### REQUEST
Copy each line with the word "matplotlib" in it.

### DATASET EXTRACT
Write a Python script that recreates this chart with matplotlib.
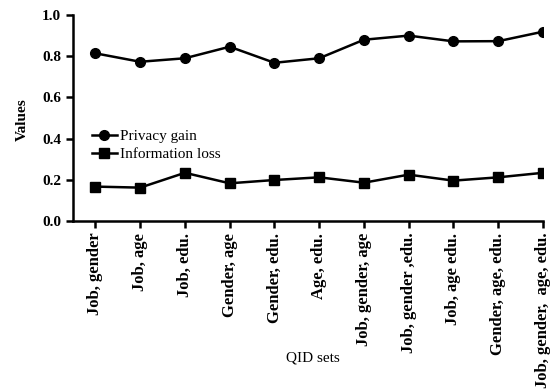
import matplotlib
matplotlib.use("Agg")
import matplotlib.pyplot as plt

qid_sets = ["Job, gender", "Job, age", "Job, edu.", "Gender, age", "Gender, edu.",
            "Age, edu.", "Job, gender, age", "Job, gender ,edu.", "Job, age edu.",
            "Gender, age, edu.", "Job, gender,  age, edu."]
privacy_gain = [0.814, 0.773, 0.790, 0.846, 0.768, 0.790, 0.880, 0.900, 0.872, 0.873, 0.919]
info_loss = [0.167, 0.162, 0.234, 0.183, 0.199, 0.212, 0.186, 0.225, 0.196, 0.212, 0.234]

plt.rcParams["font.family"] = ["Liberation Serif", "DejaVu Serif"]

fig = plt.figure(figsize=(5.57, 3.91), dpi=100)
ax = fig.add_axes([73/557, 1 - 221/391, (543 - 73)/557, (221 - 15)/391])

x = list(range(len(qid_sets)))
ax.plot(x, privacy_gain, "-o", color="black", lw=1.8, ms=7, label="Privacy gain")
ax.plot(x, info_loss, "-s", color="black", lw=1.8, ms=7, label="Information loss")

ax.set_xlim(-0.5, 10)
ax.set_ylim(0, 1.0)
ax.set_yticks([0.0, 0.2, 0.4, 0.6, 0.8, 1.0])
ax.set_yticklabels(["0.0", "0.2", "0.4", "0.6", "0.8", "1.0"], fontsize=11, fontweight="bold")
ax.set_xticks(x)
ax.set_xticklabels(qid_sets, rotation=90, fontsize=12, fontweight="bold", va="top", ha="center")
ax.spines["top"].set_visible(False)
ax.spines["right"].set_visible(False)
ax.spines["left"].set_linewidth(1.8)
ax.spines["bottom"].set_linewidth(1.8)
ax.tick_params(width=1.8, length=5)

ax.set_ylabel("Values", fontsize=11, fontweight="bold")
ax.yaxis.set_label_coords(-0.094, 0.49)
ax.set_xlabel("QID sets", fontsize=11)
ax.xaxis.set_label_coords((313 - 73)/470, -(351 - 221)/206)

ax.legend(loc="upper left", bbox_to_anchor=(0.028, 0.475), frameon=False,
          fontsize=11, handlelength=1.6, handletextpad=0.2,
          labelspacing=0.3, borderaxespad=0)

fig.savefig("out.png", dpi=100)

### OUTPUT OF THE TASK
Write a Python script that recreates this chart with matplotlib.
import matplotlib
matplotlib.use("Agg")
import matplotlib.pyplot as plt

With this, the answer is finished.